◆ Stated problem ◆
Using the listing below, give again exactly the lines from the line with "Write the matplotlib code for this chart." to the line with "plt.rcParams['font.family'] = ['Liberation", inclusive, without the pictures.

◆ Entries supplied ◆
--- Begin ---

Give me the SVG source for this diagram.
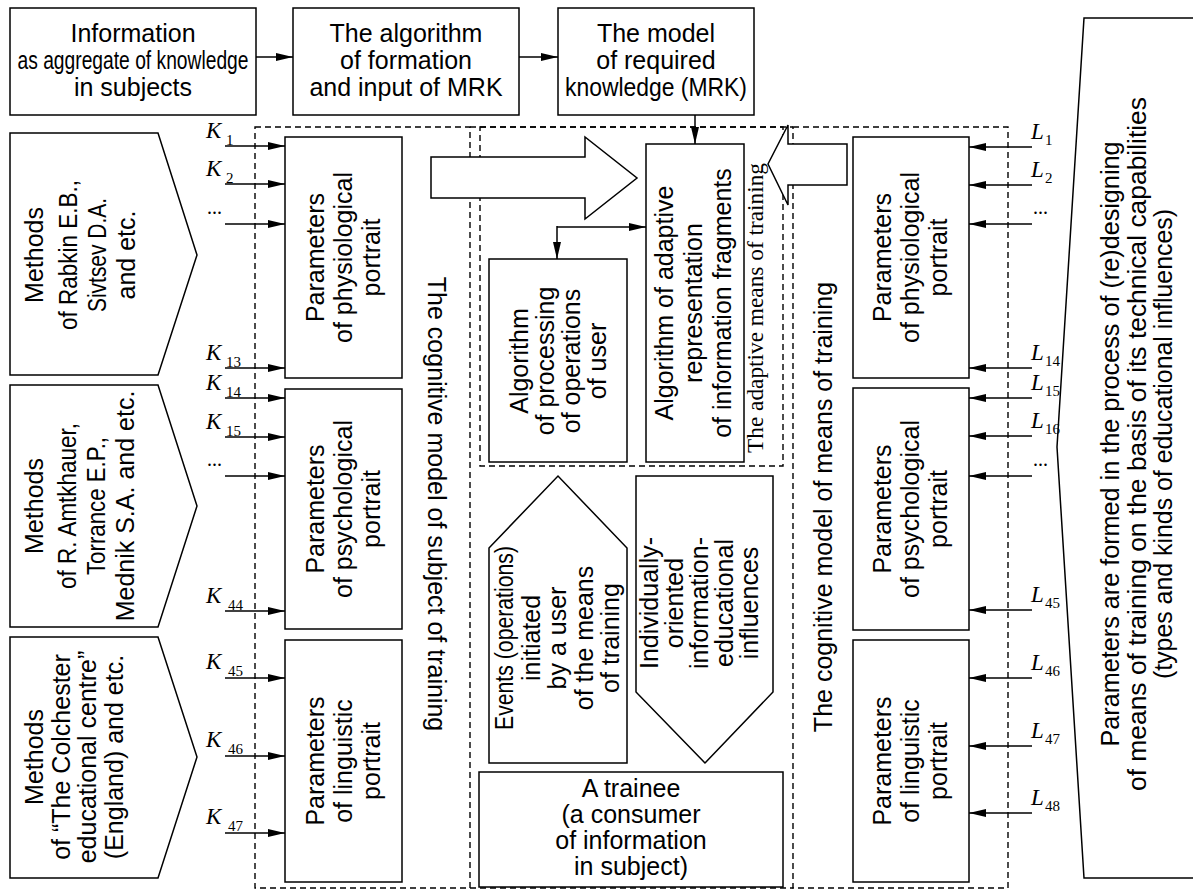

--- End ---
--- Begin ---

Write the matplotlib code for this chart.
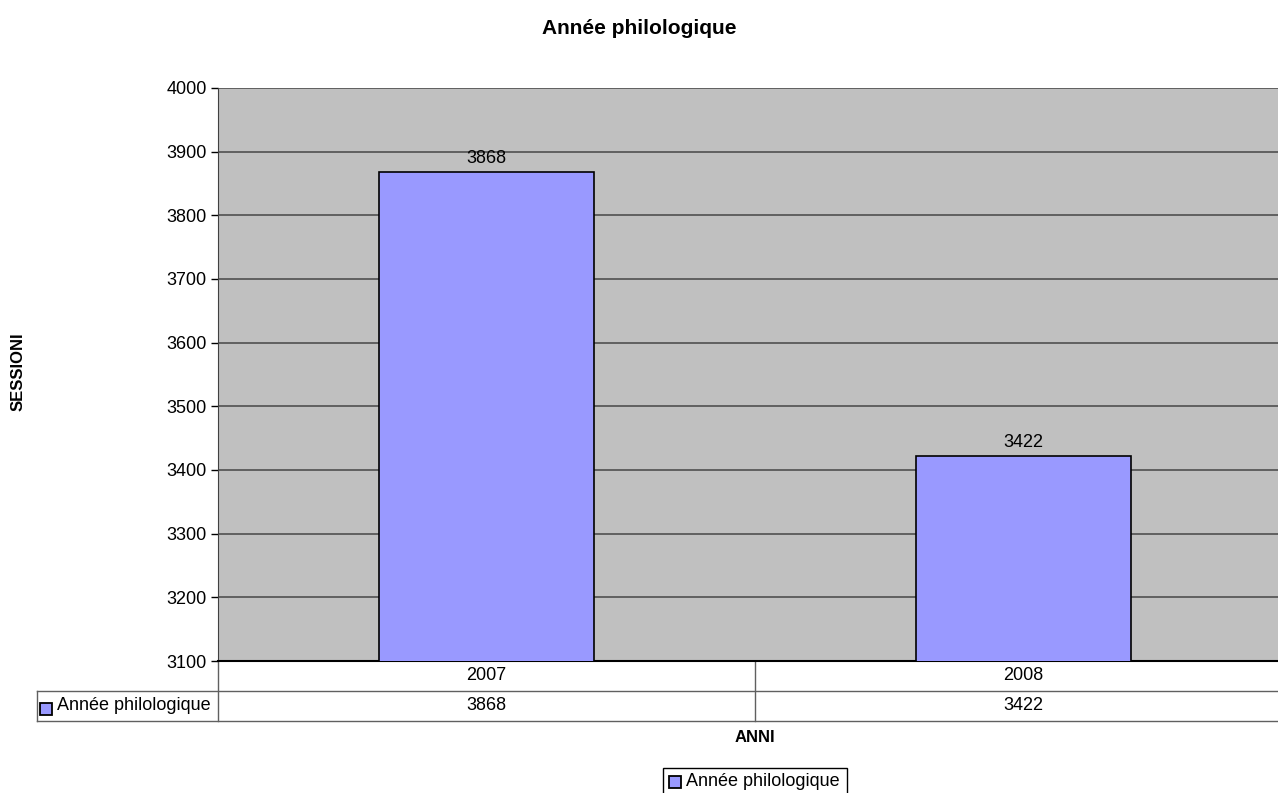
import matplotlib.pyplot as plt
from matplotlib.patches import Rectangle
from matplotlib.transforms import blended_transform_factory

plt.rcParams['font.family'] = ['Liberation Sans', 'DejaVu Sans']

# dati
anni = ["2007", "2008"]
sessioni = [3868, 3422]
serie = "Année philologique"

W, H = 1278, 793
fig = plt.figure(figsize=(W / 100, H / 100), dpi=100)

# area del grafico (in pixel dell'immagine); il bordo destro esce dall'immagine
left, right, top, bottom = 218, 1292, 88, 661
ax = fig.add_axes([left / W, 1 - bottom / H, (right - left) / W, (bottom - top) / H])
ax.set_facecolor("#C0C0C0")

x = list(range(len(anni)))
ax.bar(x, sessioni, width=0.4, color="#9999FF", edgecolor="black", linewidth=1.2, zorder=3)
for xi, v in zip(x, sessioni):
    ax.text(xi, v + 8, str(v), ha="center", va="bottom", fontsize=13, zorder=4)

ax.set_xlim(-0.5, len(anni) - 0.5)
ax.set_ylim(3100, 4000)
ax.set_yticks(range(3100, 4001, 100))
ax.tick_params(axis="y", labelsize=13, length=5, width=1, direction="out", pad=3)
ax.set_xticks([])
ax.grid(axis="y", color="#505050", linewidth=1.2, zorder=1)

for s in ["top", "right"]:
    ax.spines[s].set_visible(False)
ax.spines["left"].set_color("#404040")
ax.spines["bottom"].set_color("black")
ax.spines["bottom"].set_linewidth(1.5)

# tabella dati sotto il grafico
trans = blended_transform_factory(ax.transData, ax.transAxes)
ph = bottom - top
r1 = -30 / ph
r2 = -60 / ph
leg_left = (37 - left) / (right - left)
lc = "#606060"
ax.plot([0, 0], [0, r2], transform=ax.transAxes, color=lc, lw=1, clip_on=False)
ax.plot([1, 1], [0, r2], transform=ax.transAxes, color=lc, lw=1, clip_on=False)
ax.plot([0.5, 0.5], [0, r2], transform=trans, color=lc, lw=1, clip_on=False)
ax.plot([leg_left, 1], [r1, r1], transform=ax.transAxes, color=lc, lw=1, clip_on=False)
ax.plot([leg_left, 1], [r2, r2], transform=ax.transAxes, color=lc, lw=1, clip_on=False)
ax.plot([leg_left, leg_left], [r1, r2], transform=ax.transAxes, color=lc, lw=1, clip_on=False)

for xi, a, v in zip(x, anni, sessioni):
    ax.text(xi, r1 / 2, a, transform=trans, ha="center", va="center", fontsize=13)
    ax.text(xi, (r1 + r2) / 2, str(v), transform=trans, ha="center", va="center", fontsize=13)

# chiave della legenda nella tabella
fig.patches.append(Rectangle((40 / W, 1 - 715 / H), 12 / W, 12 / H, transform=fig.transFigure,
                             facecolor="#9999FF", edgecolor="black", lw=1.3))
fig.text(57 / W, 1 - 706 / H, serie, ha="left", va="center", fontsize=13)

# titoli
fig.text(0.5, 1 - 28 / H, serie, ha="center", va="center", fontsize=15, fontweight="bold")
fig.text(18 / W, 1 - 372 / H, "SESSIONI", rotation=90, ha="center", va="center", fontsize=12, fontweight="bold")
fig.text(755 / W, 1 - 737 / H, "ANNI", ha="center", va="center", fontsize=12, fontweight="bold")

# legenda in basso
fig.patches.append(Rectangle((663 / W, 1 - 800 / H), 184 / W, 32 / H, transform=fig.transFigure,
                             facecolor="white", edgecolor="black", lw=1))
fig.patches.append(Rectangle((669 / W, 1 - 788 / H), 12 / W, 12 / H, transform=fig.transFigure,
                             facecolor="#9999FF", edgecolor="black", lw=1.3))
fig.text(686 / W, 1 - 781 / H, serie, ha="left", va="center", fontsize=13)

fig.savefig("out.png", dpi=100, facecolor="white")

--- End ---

◆ Problem solution ◆
Write the matplotlib code for this chart.
import matplotlib.pyplot as plt
from matplotlib.patches import Rectangle
from matplotlib.transforms import blended_transform_factory

plt.rcParams['font.family'] = ['Liberation Sans', 'DejaVu Sans']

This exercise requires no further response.